* _WHAT IS ASKED_:
In the records below, reproduce exactly the lines from the one containing "Emit a web page" through the one containing "const yTicks = [0,1,2,3,4,5];", both included, and omit the pictures.

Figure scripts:
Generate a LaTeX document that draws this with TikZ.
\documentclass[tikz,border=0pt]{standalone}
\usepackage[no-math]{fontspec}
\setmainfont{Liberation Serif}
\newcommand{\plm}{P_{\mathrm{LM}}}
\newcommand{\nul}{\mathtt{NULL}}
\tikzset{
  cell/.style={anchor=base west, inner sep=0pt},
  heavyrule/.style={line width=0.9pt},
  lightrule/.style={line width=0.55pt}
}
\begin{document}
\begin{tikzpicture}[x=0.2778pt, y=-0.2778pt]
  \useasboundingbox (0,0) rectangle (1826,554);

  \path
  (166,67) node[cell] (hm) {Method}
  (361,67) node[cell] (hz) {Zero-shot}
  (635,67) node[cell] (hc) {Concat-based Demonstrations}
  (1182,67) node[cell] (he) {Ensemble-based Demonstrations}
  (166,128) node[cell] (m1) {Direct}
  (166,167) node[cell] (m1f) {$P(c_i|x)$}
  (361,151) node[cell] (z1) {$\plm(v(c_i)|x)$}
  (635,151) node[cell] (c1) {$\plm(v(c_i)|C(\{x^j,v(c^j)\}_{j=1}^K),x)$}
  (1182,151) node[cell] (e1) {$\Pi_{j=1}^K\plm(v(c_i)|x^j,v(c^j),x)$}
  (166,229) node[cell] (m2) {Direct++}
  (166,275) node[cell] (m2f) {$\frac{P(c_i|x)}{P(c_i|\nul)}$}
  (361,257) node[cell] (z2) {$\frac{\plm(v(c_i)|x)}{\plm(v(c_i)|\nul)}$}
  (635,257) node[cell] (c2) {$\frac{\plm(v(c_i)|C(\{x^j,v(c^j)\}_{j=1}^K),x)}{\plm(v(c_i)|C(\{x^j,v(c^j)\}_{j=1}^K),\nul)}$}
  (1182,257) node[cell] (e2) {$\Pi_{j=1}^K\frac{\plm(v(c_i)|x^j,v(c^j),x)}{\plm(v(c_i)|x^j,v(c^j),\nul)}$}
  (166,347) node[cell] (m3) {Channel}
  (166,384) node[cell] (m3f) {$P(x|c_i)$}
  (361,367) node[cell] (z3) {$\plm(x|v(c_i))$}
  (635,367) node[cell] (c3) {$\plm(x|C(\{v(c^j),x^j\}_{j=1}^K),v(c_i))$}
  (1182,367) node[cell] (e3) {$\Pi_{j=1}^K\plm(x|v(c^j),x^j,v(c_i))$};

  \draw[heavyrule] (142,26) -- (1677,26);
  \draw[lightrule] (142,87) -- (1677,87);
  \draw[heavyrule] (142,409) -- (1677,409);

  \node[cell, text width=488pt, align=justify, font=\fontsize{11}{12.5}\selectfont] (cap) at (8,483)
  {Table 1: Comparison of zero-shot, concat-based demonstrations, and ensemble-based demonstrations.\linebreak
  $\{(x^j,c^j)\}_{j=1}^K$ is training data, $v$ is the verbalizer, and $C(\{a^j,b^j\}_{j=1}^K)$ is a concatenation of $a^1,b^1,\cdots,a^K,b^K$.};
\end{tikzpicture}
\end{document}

...

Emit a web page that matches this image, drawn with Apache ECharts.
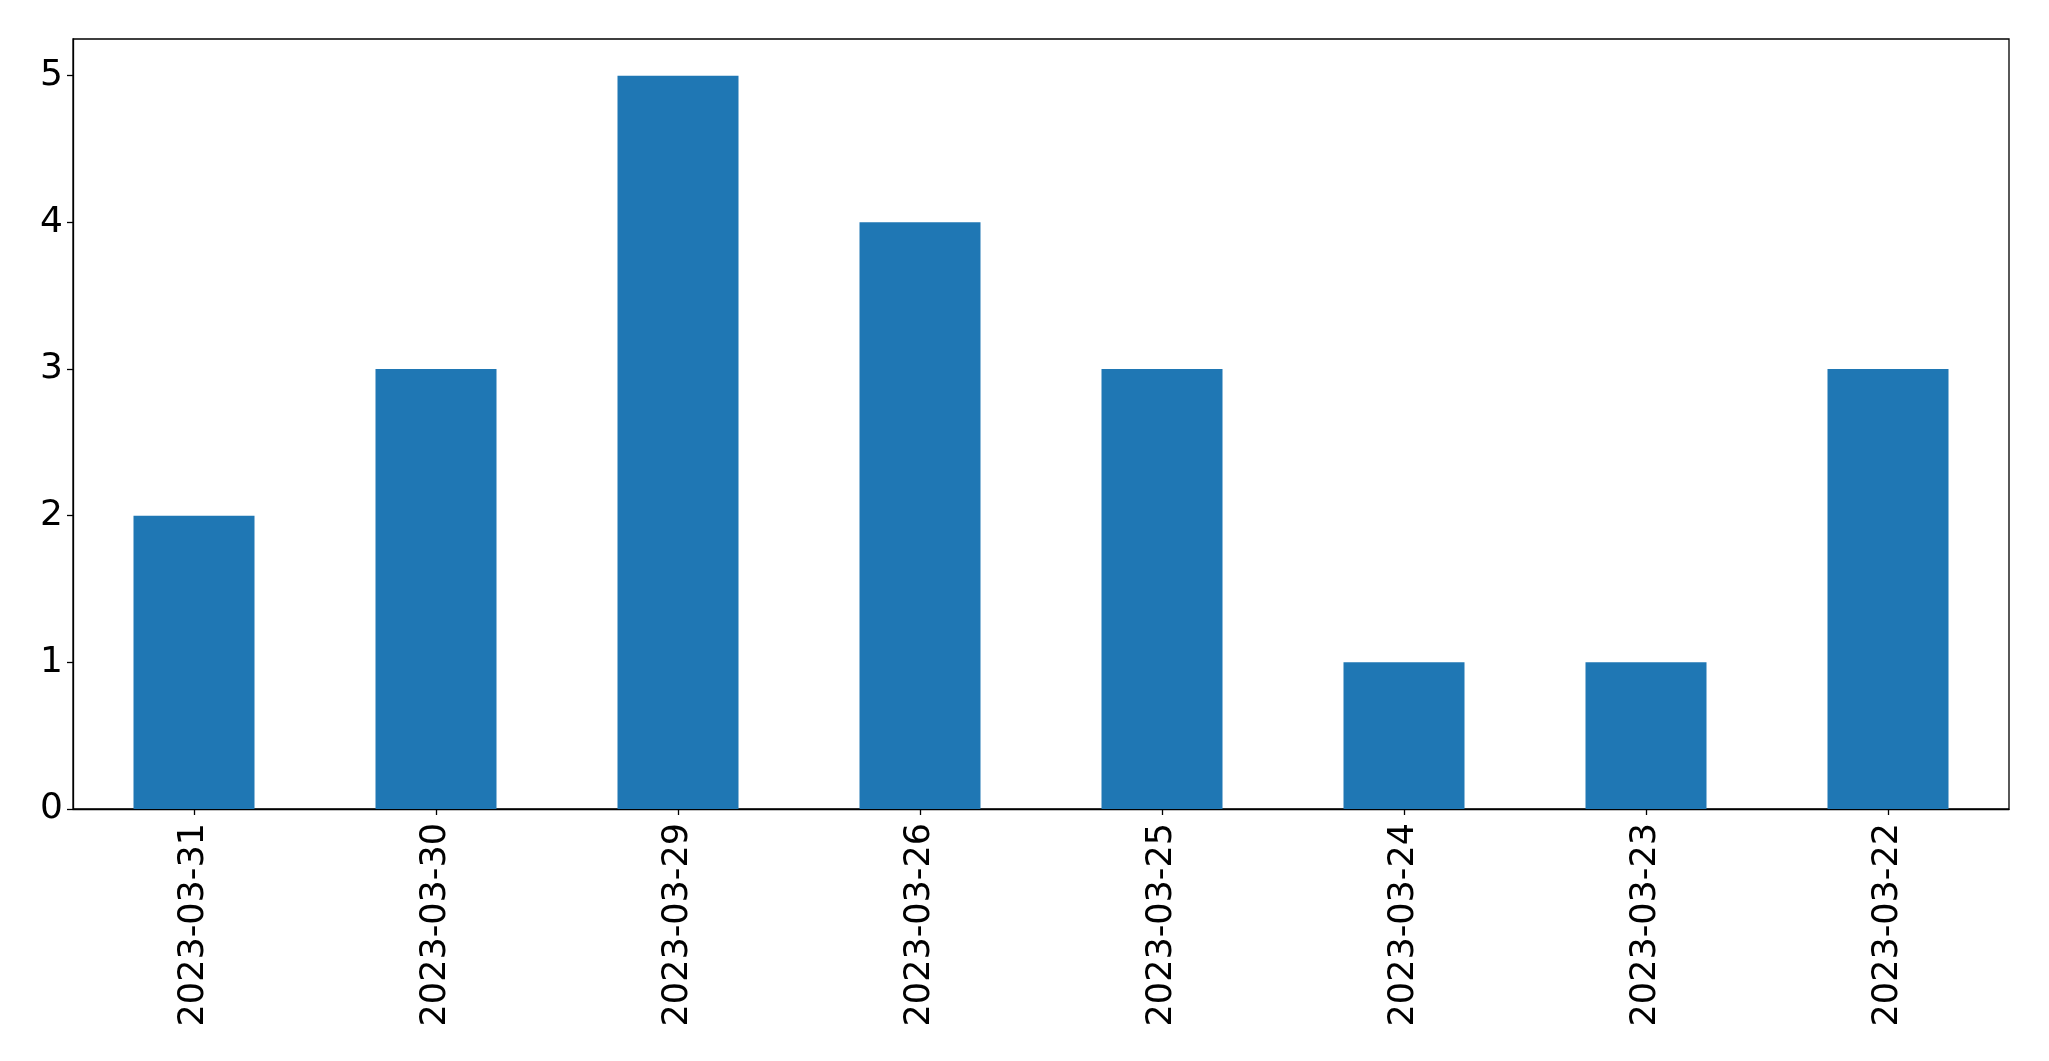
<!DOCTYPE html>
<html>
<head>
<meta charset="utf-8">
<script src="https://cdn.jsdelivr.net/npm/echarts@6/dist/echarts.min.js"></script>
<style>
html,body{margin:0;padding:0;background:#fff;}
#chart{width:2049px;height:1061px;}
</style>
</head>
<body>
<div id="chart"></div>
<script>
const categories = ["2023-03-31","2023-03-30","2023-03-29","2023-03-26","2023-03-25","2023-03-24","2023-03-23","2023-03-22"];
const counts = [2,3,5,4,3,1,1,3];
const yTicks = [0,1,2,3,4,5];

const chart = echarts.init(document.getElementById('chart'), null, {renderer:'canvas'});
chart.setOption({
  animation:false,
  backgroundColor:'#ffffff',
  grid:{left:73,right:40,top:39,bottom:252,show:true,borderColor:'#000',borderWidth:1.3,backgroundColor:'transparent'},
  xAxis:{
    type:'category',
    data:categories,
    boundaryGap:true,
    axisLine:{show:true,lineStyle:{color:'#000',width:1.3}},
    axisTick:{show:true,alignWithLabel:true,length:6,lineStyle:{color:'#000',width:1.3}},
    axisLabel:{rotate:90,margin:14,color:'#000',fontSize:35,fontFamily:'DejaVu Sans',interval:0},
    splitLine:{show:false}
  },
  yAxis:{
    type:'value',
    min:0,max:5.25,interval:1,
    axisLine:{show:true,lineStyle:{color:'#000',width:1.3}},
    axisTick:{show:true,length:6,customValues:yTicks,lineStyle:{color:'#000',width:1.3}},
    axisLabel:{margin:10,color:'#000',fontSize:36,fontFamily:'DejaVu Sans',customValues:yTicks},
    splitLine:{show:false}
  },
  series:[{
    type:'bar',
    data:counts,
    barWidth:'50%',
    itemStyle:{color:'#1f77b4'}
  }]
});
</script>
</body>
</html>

* _SOLUTION BELOW_:
Emit a web page that matches this image, drawn with Apache ECharts.
<!DOCTYPE html>
<html>
<head>
<meta charset="utf-8">
<script src="https://cdn.jsdelivr.net/npm/echarts@6/dist/echarts.min.js"></script>
<style>
html,body{margin:0;padding:0;background:#fff;}
#chart{width:2049px;height:1061px;}
</style>
</head>
<body>
<div id="chart"></div>
<script>
const categories = ["2023-03-31","2023-03-30","2023-03-29","2023-03-26","2023-03-25","2023-03-24","2023-03-23","2023-03-22"];
const counts = [2,3,5,4,3,1,1,3];
const yTicks = [0,1,2,3,4,5];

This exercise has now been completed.